The CAV affirms that part of the ruling, too, and offers an explanation that still left me thirsty for a better explanation. Citing a 24-year-old SCV ruling, the court identifies ten non-exclusive factors used to evaluate whether circumstances have reached the exigent level or not. Reading through them as I made my way through the opinion, I mentally checked them off – that one doesn’t apply; this one doesn’t even come close to applying; nor does this one – and ultimately I found only three that arguably would lead to a finding of exigent circumstances (leaving seven that do not lead in any way to this conclusion). Those three are:

“. . . (5) whether the offense is serious, or involves violence; . . . (7) whether there is, at the time of entry, a clear showing of probable cause; [and] (8) whether the officers have strong reason to believe the suspects are actually present in the premises . . .”

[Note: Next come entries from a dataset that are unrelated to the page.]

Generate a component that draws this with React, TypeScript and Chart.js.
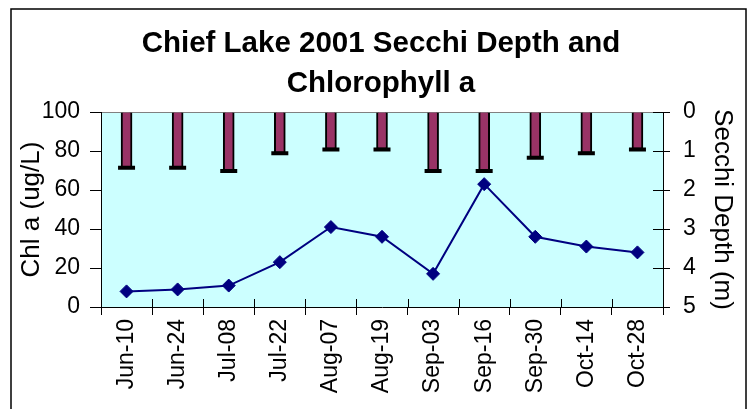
import React, { useEffect, useRef } from "react";
import { Chart, registerables } from "chart.js";

Chart.register(...registerables);

const categories = ["Jun-10", "Jun-24", "Jul-08", "Jul-22", "Aug-07", "Aug-19", "Sep-03", "Sep-16", "Sep-30", "Oct-14", "Oct-28"];
const chlA = [8, 9, 11, 23, 41, 36, 17, 63, 36, 31, 28];
const secchiDepth = [1.43, 1.43, 1.51, 1.06, 0.96, 0.96, 1.51, 1.51, 1.17, 1.06, 0.96];
const titleLines = ["Chief Lake 2001 Secchi Depth and", "Chlorophyll a"];
const leftAxisTitle = "Chl a (ug/L)";
const rightAxisTitle = "Secchi Depth (m)";

const FONT = "'Liberation Sans', Arial, Helvetica, sans-serif";

const decorPlugin = {
  id: "decor",
  beforeDraw(chart: any) {
    const { ctx, chartArea } = chart;
    const { left, top, right, bottom } = chartArea;
    ctx.save();
    ctx.fillStyle = "#CCFFFF";
    ctx.fillRect(left, top, right - left, bottom - top);
    ctx.strokeStyle = "#808080";
    ctx.lineWidth = 1;
    ctx.beginPath();
    ctx.moveTo(left, top + 0.5);
    ctx.lineTo(right, top + 0.5);
    ctx.stroke();
    // outer chart border
    ctx.strokeStyle = "#000";
    ctx.lineWidth = 1.5;
    ctx.strokeRect(11, 9, 735, 420);
    ctx.restore();
  },
  afterDraw(chart: any) {
    const { ctx, chartArea, scales } = chart;
    const { left, right, bottom } = chartArea;
    ctx.save();
    ctx.strokeStyle = "#000";
    ctx.lineWidth = 1;
    // inner halves of the x-axis cross ticks
    const n = scales.x.ticks.length;
    const w = (right - left) / n;
    ctx.beginPath();
    for (let i = 0; i <= n; i++) {
      const x = Math.round(left + i * w) + 0.5;
      ctx.moveTo(x, bottom);
      ctx.lineTo(x, bottom - 8);
    }
    // inner halves of right axis cross ticks
    const y2 = scales.y2;
    for (let i = 0; i < y2.ticks.length; i++) {
      const y = Math.round(y2.getPixelForTick(i)) + 0.5;
      ctx.moveTo(right, y);
      ctx.lineTo(right - 10, y);
    }
    ctx.stroke();
    ctx.restore();
  },
};

export default function App() {
  const canvasRef = useRef<HTMLCanvasElement | null>(null);

  useEffect(() => {
    const canvas = canvasRef.current;
    if (!canvas) return;
    const chart = new Chart(canvas, {
      type: "bar",
      data: {
        labels: categories,
        datasets: [
          {
            type: "line",
            label: "Chl a",
            data: chlA,
            yAxisID: "y",
            borderColor: "#000080",
            backgroundColor: "#000080",
            borderWidth: 2,
            pointStyle: "rectRot",
            pointRadius: 6.5,
            pointBorderWidth: 1,
            tension: 0,
            order: 0,
          } as any,
          {
            type: "line",
            label: "Secchi end",
            data: secchiDepth,
            yAxisID: "y2",
            showLine: false,
            pointStyle: "line",
            pointRadius: 8.5,
            pointBorderWidth: 4,
            borderColor: "#000",
            backgroundColor: "#000",
            order: 1,
          } as any,
          {
            type: "bar",
            label: "Secchi Depth",
            data: secchiDepth,
            yAxisID: "y2",
            backgroundColor: "#993366",
            borderColor: "#000",
            borderWidth: 2,
            barThickness: 11,
            order: 2,
          } as any,
        ],
      },
      options: {
        animation: false,
        responsive: false,
        maintainAspectRatio: false,
        layout: { padding: { left: 11, right: 0, top: 0, bottom: 0 } },
        plugins: {
          legend: { display: false },
          tooltip: { enabled: false },
          title: {
            display: true,
            text: titleLines,
            color: "#000",
            font: { family: FONT, size: 29.5, weight: "bold", lineHeight: 40 / 29.5 },
            padding: { top: 24, bottom: 8 },
          },
        },
        scales: {
          x: {
            type: "category",
            offset: true,
            grid: { offset: true, drawOnChartArea: false, tickLength: 8, color: "#000", lineWidth: 1 },
            border: { color: "#000", width: 1 },
            ticks: {
              autoSkip: false,
              minRotation: 90,
              maxRotation: 90,
              padding: 4,
              color: "#000",
              font: { family: FONT, size: 23 },
            },
            afterFit: (s: any) => {
              s.height = 102;
            },
          },
          y: {
            position: "left",
            min: 0,
            max: 100,
            grid: { drawOnChartArea: false, tickLength: 11, color: "#000" },
            border: { color: "#000", width: 1 },
            ticks: { stepSize: 20, padding: 10, color: "#000", font: { family: FONT, size: 23 } },
            title: {
              display: true,
              text: leftAxisTitle,
              color: "#000",
              font: { family: FONT, size: 26 },
              padding: { top: 5, bottom: 0 },
            },
            afterFit: (s: any) => {
              s.width = 90;
            },
          },
          y2: {
            position: "right",
            min: 0,
            max: 5,
            reverse: true,
            grid: { drawOnChartArea: false, tickLength: 7, color: "#000" },
            border: { color: "#000", width: 1 },
            ticks: { stepSize: 1, padding: 13, color: "#000", font: { family: FONT, size: 23 } },
            title: {
              display: true,
              text: rightAxisTitle,
              color: "#000",
              font: { family: FONT, size: 26 },
              padding: { top: 13, bottom: 0 },
            },
            afterFit: (s: any) => {
              s.width = 88;
            },
          },
        },
      } as any,
      plugins: [decorPlugin],
    });
    return () => chart.destroy();
  }, []);

  return (
    <canvas
      ref={canvasRef}
      width={751}
      height={409}
      style={{ position: "absolute", left: 0, top: 0, width: 751, height: 409, display: "block" }}
    />
  );
}
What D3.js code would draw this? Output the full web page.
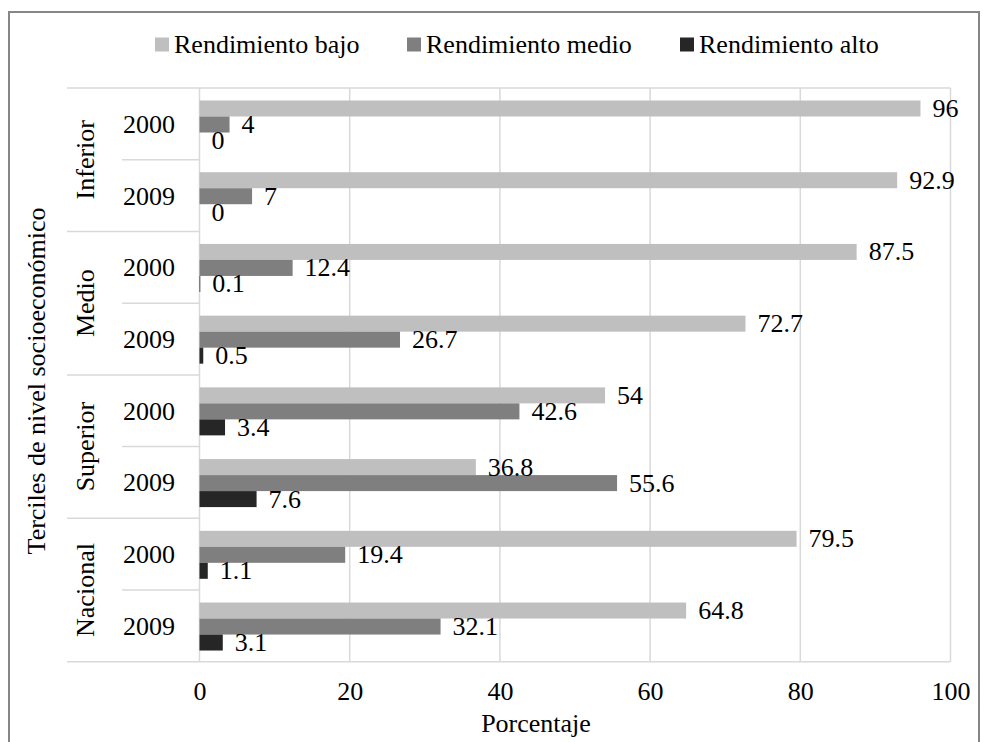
<!DOCTYPE html>
<html>
<head>
<meta charset="utf-8">
<script src="https://cdn.jsdelivr.net/npm/d3@7"></script>
<style>
  html, body { margin: 0; padding: 0; background: #fff; }
  svg { display: block; }
  text { font-family: "Liberation Serif", "Times New Roman", serif; fill: #000; }
</style>
</head>
<body>
<svg id="chart" width="983" height="742"></svg>
<script>
// Terciles de nivel socioeconómico, 2000 vs 2009
const groups = ["Inferior", "Medio", "Superior", "Nacional"];
const years = ["2000", "2009"];
const seriesNames = ["Rendimiento bajo", "Rendimiento medio", "Rendimiento alto"];
const bajo  = [96, 92.9, 87.5, 72.7, 54, 36.8, 79.5, 64.8];
const medio = [4, 7, 12.4, 26.7, 42.6, 55.6, 19.4, 32.1];
const alto  = [0, 0, 0.1, 0.5, 3.4, 7.6, 1.1, 3.1];
const xTicks = [0, 20, 40, 60, 80, 100];

const colors = ["#bfbfbf", "#7f7f7f", "#262626"];
const series = [bajo, medio, alto];

const svg = d3.select("#chart");
const fs = 26;

// outer frame
svg.append("rect")
  .attr("x", 9).attr("y", 12).attr("width", 970).attr("height", 760)
  .attr("fill", "#fff").attr("stroke", "#868686").attr("stroke-width", 2);

const plot = { left: 199.5, right: 950.5, top: 88, bottom: 661.75 };

const x = d3.scaleLinear().domain([0, 100]).range([plot.left, plot.right]);

// one row per (group, year)
const rows = [];
groups.forEach(g => years.forEach(yr => rows.push({ group: g, year: yr })));
rows.forEach((r, i) => { r.key = i; });

const y = d3.scaleBand().domain(d3.range(rows.length)).range([plot.top, plot.bottom]).padding(0);
const inner = d3.scaleBand().domain(d3.range(series.length)).range([12.5, 60.5]).padding(0);

// vertical gridlines
svg.append("g")
  .selectAll("line")
  .data(xTicks)
  .join("line")
  .attr("x1", d => x(d)).attr("x2", d => x(d))
  .attr("y1", plot.top).attr("y2", plot.bottom)
  .attr("stroke", "#d9d9d9").attr("stroke-width", 1.5);

// top and bottom frame lines of the category axis
[plot.top, plot.bottom].forEach(yy => {
  svg.append("line")
    .attr("x1", 67).attr("x2", plot.right)
    .attr("y1", yy).attr("y2", yy)
    .attr("stroke", "#d9d9d9").attr("stroke-width", 1.5);
});

// category separators: between groups (long) and between years (short)
const sepG = svg.append("g");
for (let i = 1; i < rows.length; i++) {
  const yy = y(i);
  const betweenGroups = i % years.length === 0;
  sepG.append("line")
    .attr("x1", betweenGroups ? 67 : 122).attr("x2", plot.left)
    .attr("y1", yy).attr("y2", yy)
    .attr("stroke", "#d9d9d9").attr("stroke-width", 1.5);
}

// bars
const barsG = svg.append("g");
series.forEach((vals, s) => {
  barsG.selectAll(null)
    .data(rows)
    .join("rect")
    .attr("x", x(0))
    .attr("y", d => y(d.key) + inner(s))
    .attr("width", d => x(vals[d.key]) - x(0))
    .attr("height", inner.bandwidth())
    .attr("fill", colors[s]);
});

// value labels
const labG = svg.append("g").attr("font-size", fs);
series.forEach((vals, s) => {
  labG.selectAll(null)
    .data(rows)
    .join("text")
    .attr("x", d => x(vals[d.key]) + 12)
    .attr("y", d => y(d.key) + inner(s) + inner.bandwidth() / 2 + 8.5)
    .text(d => String(vals[d.key]));
});

// year labels
svg.append("g").attr("font-size", fs)
  .selectAll("text")
  .data(rows)
  .join("text")
  .attr("x", 149)
  .attr("y", d => y(d.key) + y.bandwidth() / 2 + 9)
  .attr("text-anchor", "middle")
  .text(d => d.year);

// group labels (rotated)
svg.append("g").attr("font-size", fs)
  .selectAll("text")
  .data(groups)
  .join("text")
  .attr("transform", (g, i) => {
    const cy = (y(i * years.length) + y(i * years.length + years.length - 1) + y.bandwidth()) / 2;
    return `translate(94,${cy}) rotate(-90)`;
  })
  .attr("text-anchor", "middle")
  .text(d => d);

// x axis tick labels
const xAxis = d3.axisBottom(x).tickValues(xTicks).tickSize(0).tickPadding(0).tickFormat(d3.format("d"));
const xa = svg.append("g").attr("transform", `translate(0,${plot.bottom})`).call(xAxis);
xa.select(".domain").remove();
xa.selectAll("text")
  .attr("font-size", fs)
  .attr("dy", null)
  .attr("y", 38);

// axis titles
svg.append("text")
  .attr("x", 536).attr("y", 732)
  .attr("text-anchor", "middle").attr("font-size", fs)
  .text("Porcentaje");

svg.append("text")
  .attr("transform", "translate(45,381) rotate(-90)")
  .attr("text-anchor", "middle").attr("font-size", fs)
  .text("Terciles de nivel socioeconómico");

// legend
const legendX = [155, 407, 680];
const lg = svg.append("g").attr("font-size", fs);
seriesNames.forEach((name, i) => {
  lg.append("rect")
    .attr("x", legendX[i]).attr("y", 37.5)
    .attr("width", 14).attr("height", 14)
    .attr("fill", colors[i]);
  lg.append("text")
    .attr("x", legendX[i] + 19).attr("y", 53)
    .text(name);
});
</script>
</body>
</html>
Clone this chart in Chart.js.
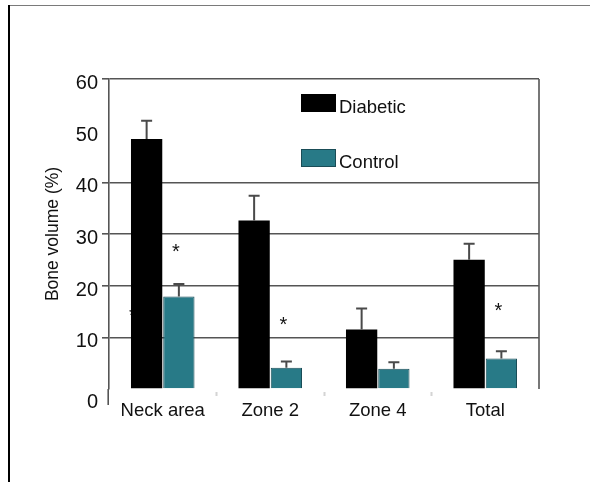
<!DOCTYPE html>
<html>
<head>
<meta charset="utf-8">
<script src="https://cdn.jsdelivr.net/npm/chart.js@4"></script>
<style>
  html, body { margin: 0; padding: 0; background: #fff; }
  #wrap { width: 590px; height: 482px; }
</style>
</head>
<body>
<div id="wrap"><canvas id="c" width="590" height="482"></canvas></div>
<script>
// Bone volume (%) by region, diabetic vs control, mean + SD
const categories = ['Neck area', 'Zone 2', 'Zone 4', 'Total'];
const diabetic = [48.4, 32.6, 11.5, 25.0];
const diabeticErr = [3.5, 4.8, 4.1, 3.1];
const control = [17.9, 4.1, 3.9, 5.9];
const controlErr = [2.4, 1.2, 1.3, 1.4];
const yTicks = [0, 10, 20, 30, 40, 50, 60];
const hiddenGridValues = [0, 50];
// significance marks: category index and height (% units)
const sigMarks = [[0, 27.2], [1, 13.2], [3, 15.9]];
const coveredMark = [0, 15.0];

const FONT = '"Liberation Sans", Arial, Helvetica, sans-serif';
const GRID = '#555';
const TEAL = '#287a87';

function drawStar(ctx, x, y, size) {
  ctx.font = size + 'px ' + FONT;
  ctx.textAlign = 'center';
  ctx.textBaseline = 'alphabetic';
  const m = ctx.measureText('*');
  const mid = (m.actualBoundingBoxAscent - m.actualBoundingBoxDescent) / 2;
  ctx.fillText('*', x, y + mid);
}

const decor = {
  id: 'decor',
  beforeDraw(chart) {
    const ctx = chart.ctx;
    ctx.save();
    ctx.fillStyle = '#fff';
    ctx.fillRect(0, 0, chart.width, chart.height);
    // page frame: thin grey top rule, heavy left rule
    ctx.strokeStyle = '#7a7a7a';
    ctx.lineWidth = 1;
    ctx.beginPath();
    ctx.moveTo(8, 5.5);
    ctx.lineTo(chart.width, 5.5);
    ctx.stroke();
    ctx.strokeStyle = '#000';
    ctx.lineWidth = 2;
    ctx.beginPath();
    ctx.moveTo(9, 5);
    ctx.lineTo(9, chart.height);
    ctx.stroke();
    ctx.restore();
  },
  beforeDatasetsDraw(chart) {
    const ctx = chart.ctx;
    const area = chart.chartArea;
    const y = chart.scales.y;
    ctx.save();
    // right frame of the plot
    ctx.strokeStyle = GRID;
    ctx.lineWidth = 1.6;
    ctx.beginPath();
    ctx.moveTo(area.right, area.top);
    ctx.lineTo(area.right, area.bottom);
    ctx.stroke();
    // value axis runs a little below the baseline
    ctx.beginPath();
    ctx.moveTo(area.left - 0.8, area.bottom);
    ctx.lineTo(area.left - 0.8, area.bottom + 16);
    ctx.stroke();
    // mark partly hidden behind the first bar
    const bar = chart.getDatasetMeta(0).data[coveredMark[0]];
    ctx.fillStyle = '#111';
    drawStar(ctx, bar.x - bar.width / 2 + 2, y.getPixelForValue(coveredMark[1]), 20);
    ctx.restore();
  },
  afterDatasetsDraw(chart) {
    const ctx = chart.ctx;
    const y = chart.scales.y;
    const area = chart.chartArea;
    ctx.save();
    // error bars (upper only)
    const errs = [diabeticErr, controlErr];
    const vals = [diabetic, control];
    ctx.strokeStyle = '#4a4a4a';
    ctx.lineWidth = 2;
    errs.forEach((err, d) => {
      chart.getDatasetMeta(d).data.forEach((el, i) => {
        const top = y.getPixelForValue(vals[d][i] + err[i]);
        ctx.beginPath();
        ctx.moveTo(el.x, el.y);
        ctx.lineTo(el.x, top);
        ctx.moveTo(el.x - 5.5, top);
        ctx.lineTo(el.x + 5.5, top);
        ctx.stroke();
      });
    });
    // significance asterisks
    ctx.fillStyle = '#111';
    const ctrl = chart.getDatasetMeta(1).data;
    sigMarks.forEach(([i, v]) => {
      drawStar(ctx, ctrl[i].x - 3, y.getPixelForValue(v), 20);
    });
    // legend inside the plot
    const ds = chart.data.datasets;
    const bx = area.left + 192;
    const rows = [area.top + 15, area.top + 70];
    ds.forEach((set, k) => {
      const top = rows[k];
      ctx.fillStyle = set.backgroundColor;
      ctx.fillRect(bx, top, 35, 18);
      if (set.borderWidth) {
        ctx.strokeStyle = set.borderColor;
        ctx.lineWidth = 1;
        ctx.strokeRect(bx + 0.5, top + 0.5, 34, 17);
      }
      ctx.fillStyle = '#111';
      ctx.font = '18.5px ' + FONT;
      ctx.textAlign = 'left';
      ctx.textBaseline = 'alphabetic';
      ctx.fillText(set.label, bx + 38, top + 19);
    });
    ctx.restore();
  }
};

new Chart(document.getElementById('c'), {
  type: 'bar',
  data: {
    labels: categories,
    datasets: [
      { label: 'Diabetic', data: diabetic, backgroundColor: '#000', borderColor: '#000', borderWidth: 0 },
      { label: 'Control', data: control, backgroundColor: TEAL, borderColor: '#1a4d57', borderWidth: 1 }
    ]
  },
  options: {
    responsive: false,
    animation: false,
    devicePixelRatio: 1,
    categoryPercentage: 0.6,
    barPercentage: 0.97,
    layout: { padding: { left: 0, right: 51, top: 79, bottom: 0 } },
    plugins: { legend: { display: false }, tooltip: { enabled: false } },
    scales: {
      x: {
        grid: {
          display: true,
          offset: true,
          drawOnChartArea: false,
          tickLength: 8,
          tickWidth: 2,
          tickColor: (c) => (c.index === undefined || c.index === 0) ? 'rgba(0,0,0,0)' : '#d4d4d4',
          tickBorderDash: [0, 3, 4, 20]
        },
        border: { display: false },
        ticks: { padding: 3, color: '#111', font: { family: FONT, size: 18.5 } },
        afterFit: (s) => { s.height = 93; }
      },
      y: {
        min: 0,
        max: 60,
        afterBuildTicks: (s) => { s.ticks = yTicks.map(v => ({ value: v })); },
        grid: {
          color: (c) => hiddenGridValues.includes(c.tick && c.tick.value) ? 'rgba(0,0,0,0)' : GRID,
          lineWidth: 1.6,
          tickLength: 7
        },
        border: { display: true, color: GRID, width: 1.6 },
        ticks: {
          autoSkip: false,
          padding: 4,
          color: '#111',
          font: { family: FONT, size: 20, lineHeight: '9px' },
          callback: (v) => v === 0 ? ['', '', '', '0'] : ['', String(v)]
        },
        title: {
          display: true,
          text: 'Bone volume (%)',
          color: '#111',
          font: { family: FONT, size: 17.5 },
          padding: { top: 43, bottom: 0 }
        },
        afterFit: (s) => { s.width = 109; }
      }
    }
  },
  plugins: [decor]
});
</script>
</body>
</html>
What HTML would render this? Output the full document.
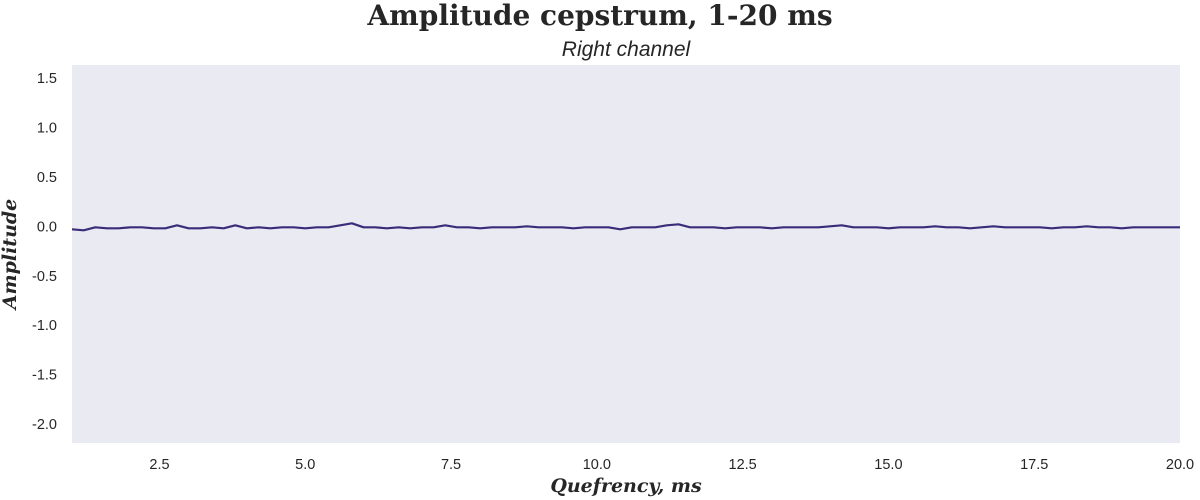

In truth, the opinion gives no indication relating to #8, but I’m giving the court the benefit of the doubt here. Even so, I’m unconvinced that these circumstances amount to an exigency sufficient to discard the Fourth Amendment’s protections. The court cites authority from other jurisdictions (including the Fourth Circuit) holding that the possibility of destroying evidence can justify a finding of exigency, but in my view, that creates a Hummer-wide exception to the rule, allowing the police to enter a person’s home merely on the possibility that he might take a shower, or do a load of laundry. (Yes, those two exact circumstances are presented in the cases cited in the opinion.)

Joe’s conviction is affirmed, so unless he finds succor in the Supreme Court, he’ll spend the rest of his days in prison.

The court issues a short opinion in an obstruction of justice case that answers this interesting question: If you give the police a fake name, and then bolt from them, does that amount to obstruction? The answer comes in Atkins v. Commonwealth. Atkins was also convicted of possession of marijuana and of a weapons charge, but only the obstruction conviction is reviewed today.

Atkins was speaking idly with a police officer in a parking lot in the wee hours of an unidentified morning. Another officer thought to run a check on Atkins’s license plate, and got a hit – the license plate was stolen. He conveyed to his fellow gendarme the police-lingo equivalent of “Stop that guy!” but Atkins took off, evading capture for about four hours. When one of the officers caught him, Atkins used the tried and true method of giving him a fake name.

The law, it seems, is clear that mere flight isn’t enough to get you convicted of obstruction; so a line of cases instructs us. The issue here is whether the added circumstance of giving a fake name is enough to cross the line. The Commonwealth urged upon the court a statute that provides, “Any person who knowingly and willfully makes any materially false statement or representation to a law-enforcement officer who is in the course of conducting an investigation of a crime by another is guilty of a Class 1 misdemeanor.”

If you read that carefully, you caught the fatal clause: “. . . an investigation of a crime by another . . .” These officers weren’t investigating a “crime by another”; they were directly investigating Atkins himself. Atkins accordingly walks (though not, apparently, on the marijuana and weapons charges).

The final case of the day is Sanford v. Commonwealth, where the appellant was convicted of forcible sodomy accomplished by the victim’s mental incapacity. This victim, age 16, had an IQ of 46 and severely impaired ability to “assess cause-effect relationships in social interaction.” The defendant admittedly performed cunnilingus on her, but argued that she did not have the requisite mental incapacity.

In previous cases, the CAV has refused to find such incapacity merely because of a low IQ, and that rule of law doesn’t change in this case. But the court affirms the conviction anyway, because here, unlike the earlier cases, there was credible evidence to show that the victim’s adaptive functioning was impaired. The court notes the trial court’s findings regarding those adaptive functions (enumerated as communications skills, health, safety, leisure, self-care, social, and home living), and finds a big difference between this victim – who was entirely incapable of caring for herself – and the previous victims.